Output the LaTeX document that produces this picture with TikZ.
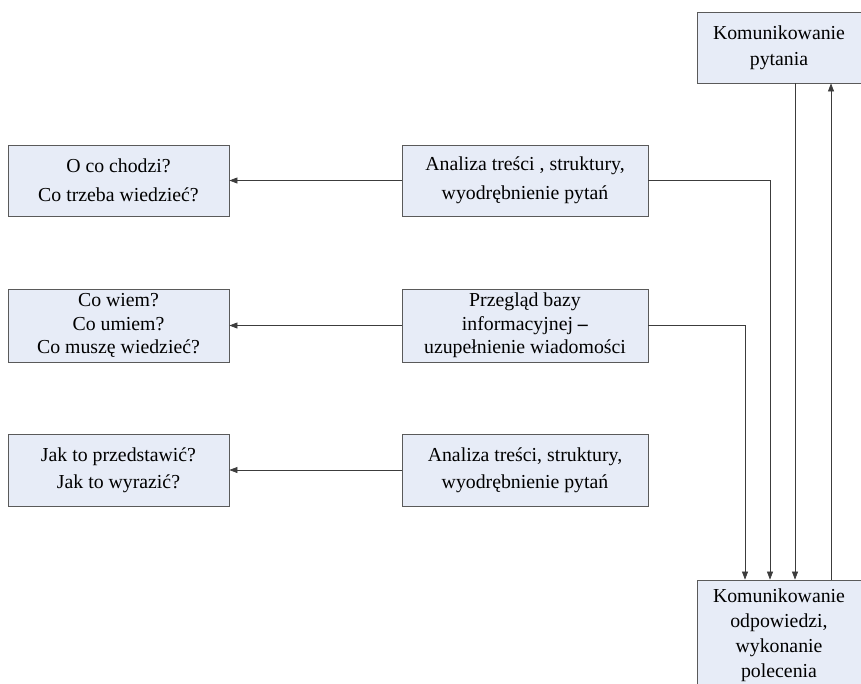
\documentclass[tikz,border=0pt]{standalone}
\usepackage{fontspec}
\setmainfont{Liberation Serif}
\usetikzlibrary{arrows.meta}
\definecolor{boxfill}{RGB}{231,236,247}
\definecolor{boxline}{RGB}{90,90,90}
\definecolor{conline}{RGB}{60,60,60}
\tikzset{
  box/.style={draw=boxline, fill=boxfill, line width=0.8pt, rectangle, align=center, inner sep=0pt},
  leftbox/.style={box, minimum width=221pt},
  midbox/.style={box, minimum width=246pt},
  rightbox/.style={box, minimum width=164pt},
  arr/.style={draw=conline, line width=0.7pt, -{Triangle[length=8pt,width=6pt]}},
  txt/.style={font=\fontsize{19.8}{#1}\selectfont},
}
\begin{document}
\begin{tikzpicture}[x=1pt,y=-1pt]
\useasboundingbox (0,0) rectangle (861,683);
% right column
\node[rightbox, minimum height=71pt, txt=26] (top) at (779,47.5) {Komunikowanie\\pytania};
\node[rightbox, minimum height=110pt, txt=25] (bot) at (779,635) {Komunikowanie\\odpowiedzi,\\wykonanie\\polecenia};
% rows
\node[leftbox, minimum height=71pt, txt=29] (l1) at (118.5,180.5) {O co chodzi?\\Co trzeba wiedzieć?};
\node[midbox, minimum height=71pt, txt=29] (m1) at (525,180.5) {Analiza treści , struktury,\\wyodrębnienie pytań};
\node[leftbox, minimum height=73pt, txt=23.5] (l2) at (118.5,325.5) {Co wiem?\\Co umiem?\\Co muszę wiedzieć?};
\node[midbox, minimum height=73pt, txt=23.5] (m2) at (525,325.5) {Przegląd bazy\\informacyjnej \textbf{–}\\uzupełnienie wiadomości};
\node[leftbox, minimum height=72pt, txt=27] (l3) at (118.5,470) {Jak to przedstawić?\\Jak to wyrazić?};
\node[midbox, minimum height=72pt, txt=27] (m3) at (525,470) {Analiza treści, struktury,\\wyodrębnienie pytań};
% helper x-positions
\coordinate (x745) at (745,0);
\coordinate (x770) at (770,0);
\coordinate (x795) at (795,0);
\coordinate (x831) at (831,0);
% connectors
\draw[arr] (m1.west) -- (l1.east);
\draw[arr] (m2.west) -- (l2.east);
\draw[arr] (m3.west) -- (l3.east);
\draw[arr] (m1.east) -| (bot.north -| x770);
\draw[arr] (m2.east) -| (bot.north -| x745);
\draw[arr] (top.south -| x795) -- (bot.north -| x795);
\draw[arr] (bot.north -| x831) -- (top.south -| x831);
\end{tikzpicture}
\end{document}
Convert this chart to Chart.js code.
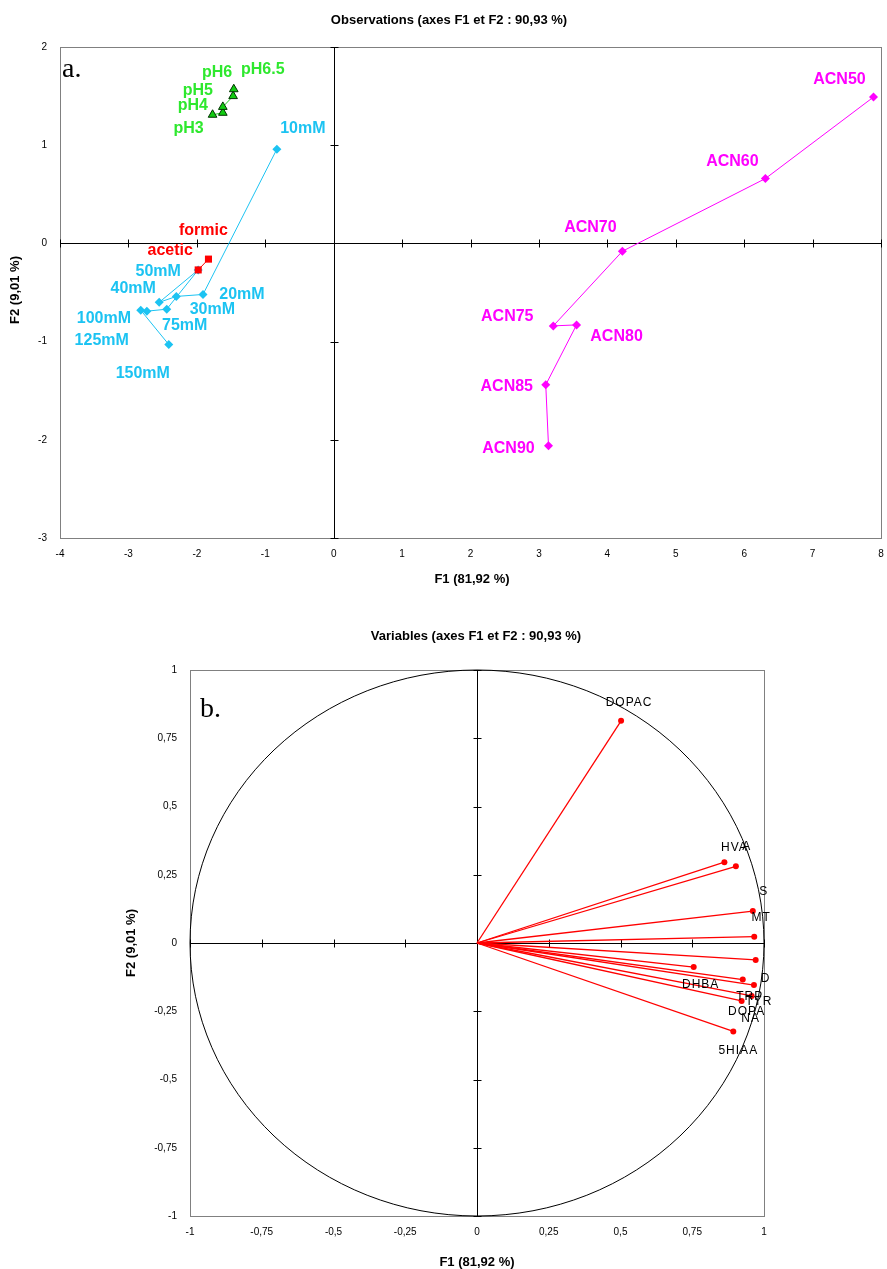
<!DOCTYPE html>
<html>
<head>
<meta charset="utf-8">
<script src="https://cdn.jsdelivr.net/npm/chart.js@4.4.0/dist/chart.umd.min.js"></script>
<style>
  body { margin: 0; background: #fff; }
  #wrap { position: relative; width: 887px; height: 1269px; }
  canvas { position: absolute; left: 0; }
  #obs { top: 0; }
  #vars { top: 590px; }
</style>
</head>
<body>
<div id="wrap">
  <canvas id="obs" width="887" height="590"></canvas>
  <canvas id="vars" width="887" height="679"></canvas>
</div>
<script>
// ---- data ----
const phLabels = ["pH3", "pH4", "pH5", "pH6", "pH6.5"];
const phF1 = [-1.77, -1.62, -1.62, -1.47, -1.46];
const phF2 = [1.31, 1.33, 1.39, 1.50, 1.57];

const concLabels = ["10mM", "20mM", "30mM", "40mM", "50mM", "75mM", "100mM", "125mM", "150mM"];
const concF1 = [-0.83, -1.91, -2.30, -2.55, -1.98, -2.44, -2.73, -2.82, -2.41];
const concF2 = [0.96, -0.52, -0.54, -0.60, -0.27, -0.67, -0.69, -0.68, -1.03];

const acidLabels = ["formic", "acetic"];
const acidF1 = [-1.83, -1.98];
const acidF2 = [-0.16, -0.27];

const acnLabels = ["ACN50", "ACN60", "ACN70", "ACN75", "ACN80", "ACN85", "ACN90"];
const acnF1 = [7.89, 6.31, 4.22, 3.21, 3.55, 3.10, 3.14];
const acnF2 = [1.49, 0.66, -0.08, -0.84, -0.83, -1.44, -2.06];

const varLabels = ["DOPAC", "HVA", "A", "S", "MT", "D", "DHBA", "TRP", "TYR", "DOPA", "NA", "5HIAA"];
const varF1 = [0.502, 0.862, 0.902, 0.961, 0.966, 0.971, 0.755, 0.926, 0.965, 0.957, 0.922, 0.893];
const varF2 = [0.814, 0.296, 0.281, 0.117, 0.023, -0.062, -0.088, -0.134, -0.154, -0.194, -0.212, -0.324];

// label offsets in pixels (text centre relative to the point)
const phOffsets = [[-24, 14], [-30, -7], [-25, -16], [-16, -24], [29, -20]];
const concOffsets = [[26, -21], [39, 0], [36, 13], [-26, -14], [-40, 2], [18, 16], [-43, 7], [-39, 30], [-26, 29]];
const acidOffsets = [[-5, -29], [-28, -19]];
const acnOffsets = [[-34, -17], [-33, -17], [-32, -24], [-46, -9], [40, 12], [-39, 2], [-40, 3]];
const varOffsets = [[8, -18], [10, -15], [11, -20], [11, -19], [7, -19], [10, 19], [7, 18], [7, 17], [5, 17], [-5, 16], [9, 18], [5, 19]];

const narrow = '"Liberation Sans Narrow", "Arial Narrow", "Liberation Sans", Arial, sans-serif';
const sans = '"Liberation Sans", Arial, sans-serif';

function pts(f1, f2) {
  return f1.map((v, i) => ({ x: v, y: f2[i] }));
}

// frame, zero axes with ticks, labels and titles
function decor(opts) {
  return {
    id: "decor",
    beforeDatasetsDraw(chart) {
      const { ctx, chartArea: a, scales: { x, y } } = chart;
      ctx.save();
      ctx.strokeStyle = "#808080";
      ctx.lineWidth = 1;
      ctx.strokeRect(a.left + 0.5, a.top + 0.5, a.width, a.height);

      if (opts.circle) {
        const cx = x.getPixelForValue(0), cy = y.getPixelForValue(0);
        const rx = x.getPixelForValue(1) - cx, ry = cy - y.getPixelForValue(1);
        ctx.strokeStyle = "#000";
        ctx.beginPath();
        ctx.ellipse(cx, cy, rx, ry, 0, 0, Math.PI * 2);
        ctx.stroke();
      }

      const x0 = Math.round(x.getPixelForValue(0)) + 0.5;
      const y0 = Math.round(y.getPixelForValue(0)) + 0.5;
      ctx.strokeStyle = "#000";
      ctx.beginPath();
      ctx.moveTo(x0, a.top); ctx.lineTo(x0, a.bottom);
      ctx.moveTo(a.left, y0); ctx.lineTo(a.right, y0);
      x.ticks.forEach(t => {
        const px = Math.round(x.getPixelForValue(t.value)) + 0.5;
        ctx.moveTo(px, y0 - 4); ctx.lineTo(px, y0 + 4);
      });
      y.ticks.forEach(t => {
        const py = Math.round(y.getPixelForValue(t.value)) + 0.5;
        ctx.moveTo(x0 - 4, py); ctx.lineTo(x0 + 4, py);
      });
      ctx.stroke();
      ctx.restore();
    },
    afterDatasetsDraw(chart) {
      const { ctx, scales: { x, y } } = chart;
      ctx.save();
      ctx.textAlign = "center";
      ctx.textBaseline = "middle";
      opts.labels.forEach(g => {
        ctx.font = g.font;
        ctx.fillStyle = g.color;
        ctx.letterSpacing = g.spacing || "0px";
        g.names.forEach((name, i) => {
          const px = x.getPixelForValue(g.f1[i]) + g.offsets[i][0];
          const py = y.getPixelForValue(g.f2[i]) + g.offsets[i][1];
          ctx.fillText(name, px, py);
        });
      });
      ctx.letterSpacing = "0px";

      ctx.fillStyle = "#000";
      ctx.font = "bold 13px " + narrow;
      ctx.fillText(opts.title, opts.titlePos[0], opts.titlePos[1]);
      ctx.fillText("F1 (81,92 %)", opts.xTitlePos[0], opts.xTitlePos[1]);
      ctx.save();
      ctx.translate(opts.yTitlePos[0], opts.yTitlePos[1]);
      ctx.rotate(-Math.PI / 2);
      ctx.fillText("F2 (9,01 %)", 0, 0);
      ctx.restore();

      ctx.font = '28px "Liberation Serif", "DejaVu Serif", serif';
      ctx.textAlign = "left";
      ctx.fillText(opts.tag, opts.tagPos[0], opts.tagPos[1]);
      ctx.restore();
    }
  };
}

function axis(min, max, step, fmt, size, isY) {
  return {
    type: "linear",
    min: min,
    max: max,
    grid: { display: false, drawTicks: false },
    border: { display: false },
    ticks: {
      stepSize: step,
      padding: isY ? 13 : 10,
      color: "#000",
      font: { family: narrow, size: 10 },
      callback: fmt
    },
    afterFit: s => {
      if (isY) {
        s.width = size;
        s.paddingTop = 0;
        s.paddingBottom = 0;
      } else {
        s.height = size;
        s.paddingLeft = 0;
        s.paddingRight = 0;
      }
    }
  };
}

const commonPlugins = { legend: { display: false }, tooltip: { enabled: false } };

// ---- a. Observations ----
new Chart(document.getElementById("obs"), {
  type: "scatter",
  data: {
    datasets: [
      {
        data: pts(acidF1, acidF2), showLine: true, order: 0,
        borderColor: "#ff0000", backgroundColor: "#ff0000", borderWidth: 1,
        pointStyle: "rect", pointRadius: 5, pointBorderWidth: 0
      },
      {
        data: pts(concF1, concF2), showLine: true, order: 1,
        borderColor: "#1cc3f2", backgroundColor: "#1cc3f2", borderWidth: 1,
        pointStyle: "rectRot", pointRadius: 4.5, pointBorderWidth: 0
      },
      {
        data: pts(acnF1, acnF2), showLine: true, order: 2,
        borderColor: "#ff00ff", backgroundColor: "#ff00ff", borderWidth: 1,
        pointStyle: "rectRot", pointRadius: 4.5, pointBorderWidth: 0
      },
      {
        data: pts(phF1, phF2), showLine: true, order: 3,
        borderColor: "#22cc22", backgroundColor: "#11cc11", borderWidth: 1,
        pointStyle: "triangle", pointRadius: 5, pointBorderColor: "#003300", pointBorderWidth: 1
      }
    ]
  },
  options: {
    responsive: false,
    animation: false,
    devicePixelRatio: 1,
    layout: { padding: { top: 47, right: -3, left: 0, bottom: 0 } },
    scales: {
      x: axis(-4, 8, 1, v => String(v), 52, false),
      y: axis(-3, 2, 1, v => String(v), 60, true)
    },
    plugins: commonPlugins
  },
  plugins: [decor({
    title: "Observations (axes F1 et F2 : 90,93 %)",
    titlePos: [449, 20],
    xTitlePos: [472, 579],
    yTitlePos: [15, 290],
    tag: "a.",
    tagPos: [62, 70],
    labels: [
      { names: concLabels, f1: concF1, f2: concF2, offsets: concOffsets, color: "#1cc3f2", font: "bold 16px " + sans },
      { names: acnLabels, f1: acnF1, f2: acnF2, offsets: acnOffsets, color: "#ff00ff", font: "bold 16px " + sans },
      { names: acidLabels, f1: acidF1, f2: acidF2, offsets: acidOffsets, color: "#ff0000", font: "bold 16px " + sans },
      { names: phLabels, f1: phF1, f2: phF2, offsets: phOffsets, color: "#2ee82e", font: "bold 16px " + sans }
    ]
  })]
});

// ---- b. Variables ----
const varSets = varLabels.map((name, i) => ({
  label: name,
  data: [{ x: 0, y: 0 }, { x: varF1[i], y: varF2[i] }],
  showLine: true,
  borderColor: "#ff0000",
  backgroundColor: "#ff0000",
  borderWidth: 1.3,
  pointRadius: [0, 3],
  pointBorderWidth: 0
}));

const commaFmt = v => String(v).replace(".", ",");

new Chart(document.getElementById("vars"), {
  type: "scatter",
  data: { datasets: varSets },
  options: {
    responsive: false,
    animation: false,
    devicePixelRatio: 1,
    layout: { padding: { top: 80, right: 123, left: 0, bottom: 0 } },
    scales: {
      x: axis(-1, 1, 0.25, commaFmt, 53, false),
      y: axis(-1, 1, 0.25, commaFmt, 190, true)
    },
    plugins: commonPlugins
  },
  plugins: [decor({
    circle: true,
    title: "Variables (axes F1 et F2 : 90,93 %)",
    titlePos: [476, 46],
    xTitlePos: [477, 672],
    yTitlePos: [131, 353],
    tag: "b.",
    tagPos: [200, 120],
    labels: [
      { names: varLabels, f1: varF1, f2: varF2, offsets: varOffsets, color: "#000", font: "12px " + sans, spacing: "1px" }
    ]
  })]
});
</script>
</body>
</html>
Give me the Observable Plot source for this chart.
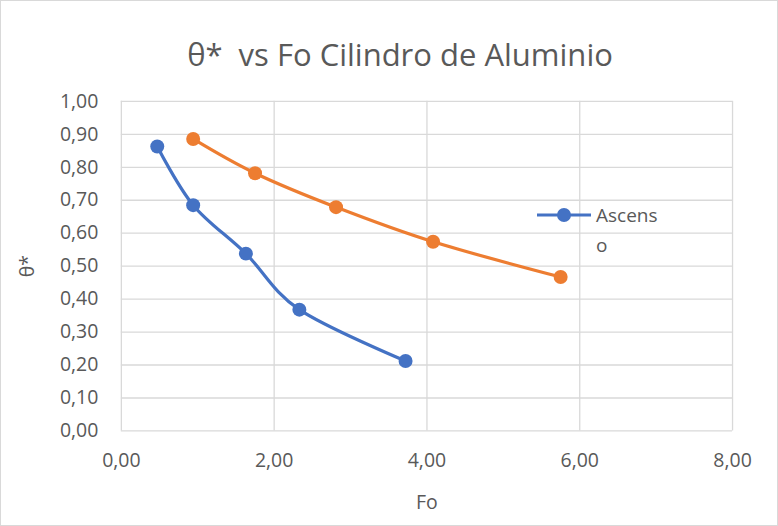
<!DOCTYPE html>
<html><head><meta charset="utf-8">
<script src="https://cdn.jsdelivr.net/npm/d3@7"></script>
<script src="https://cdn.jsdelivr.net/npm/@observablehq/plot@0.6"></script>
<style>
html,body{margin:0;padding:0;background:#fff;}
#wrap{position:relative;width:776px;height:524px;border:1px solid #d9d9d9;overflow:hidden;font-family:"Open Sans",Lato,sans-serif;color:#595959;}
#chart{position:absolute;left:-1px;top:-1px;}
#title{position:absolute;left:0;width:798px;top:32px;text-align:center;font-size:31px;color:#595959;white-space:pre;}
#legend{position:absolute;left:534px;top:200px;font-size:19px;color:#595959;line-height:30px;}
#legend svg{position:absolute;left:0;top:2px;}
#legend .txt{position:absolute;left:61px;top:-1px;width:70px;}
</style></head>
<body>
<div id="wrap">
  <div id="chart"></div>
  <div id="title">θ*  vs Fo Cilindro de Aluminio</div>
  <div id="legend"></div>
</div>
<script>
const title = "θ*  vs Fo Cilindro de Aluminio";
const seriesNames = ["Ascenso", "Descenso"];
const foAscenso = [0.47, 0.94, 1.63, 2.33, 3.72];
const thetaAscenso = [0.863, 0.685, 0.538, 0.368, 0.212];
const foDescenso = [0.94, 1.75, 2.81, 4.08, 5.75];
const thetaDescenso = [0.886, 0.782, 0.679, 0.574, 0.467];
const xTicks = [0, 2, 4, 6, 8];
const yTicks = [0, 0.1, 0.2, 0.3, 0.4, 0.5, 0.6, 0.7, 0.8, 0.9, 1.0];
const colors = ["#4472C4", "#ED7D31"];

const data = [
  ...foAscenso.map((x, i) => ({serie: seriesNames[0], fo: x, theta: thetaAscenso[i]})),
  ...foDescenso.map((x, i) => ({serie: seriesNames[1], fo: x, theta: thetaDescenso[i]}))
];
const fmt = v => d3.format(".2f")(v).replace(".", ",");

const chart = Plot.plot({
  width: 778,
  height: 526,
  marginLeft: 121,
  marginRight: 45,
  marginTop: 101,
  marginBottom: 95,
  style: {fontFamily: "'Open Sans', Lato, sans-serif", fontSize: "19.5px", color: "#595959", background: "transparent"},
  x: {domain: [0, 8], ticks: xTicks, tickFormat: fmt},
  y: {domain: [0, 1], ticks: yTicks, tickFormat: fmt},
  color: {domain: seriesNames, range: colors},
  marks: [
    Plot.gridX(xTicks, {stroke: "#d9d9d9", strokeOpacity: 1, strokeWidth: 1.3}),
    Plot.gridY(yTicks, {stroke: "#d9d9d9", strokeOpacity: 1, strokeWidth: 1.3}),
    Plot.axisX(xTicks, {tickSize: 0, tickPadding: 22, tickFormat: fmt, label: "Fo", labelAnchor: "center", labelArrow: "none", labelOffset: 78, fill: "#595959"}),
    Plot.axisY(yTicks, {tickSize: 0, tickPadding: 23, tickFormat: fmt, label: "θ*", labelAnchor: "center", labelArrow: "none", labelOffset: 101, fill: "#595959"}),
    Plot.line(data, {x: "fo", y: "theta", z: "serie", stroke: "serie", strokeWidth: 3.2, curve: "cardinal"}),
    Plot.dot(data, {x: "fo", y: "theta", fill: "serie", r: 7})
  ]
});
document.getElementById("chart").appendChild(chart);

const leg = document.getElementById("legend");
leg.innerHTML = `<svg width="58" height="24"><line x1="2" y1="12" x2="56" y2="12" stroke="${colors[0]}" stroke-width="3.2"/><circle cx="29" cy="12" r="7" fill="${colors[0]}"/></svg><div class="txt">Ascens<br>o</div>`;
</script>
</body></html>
============
> _Task to carry out_
Find the word "this" in the data and show each line that holds it.

> _Exercise output_
Output the LaTeX document that produces this picture with TikZ.
Convert this chart to Chart.js code.
Give me the Observable Plot source for this chart.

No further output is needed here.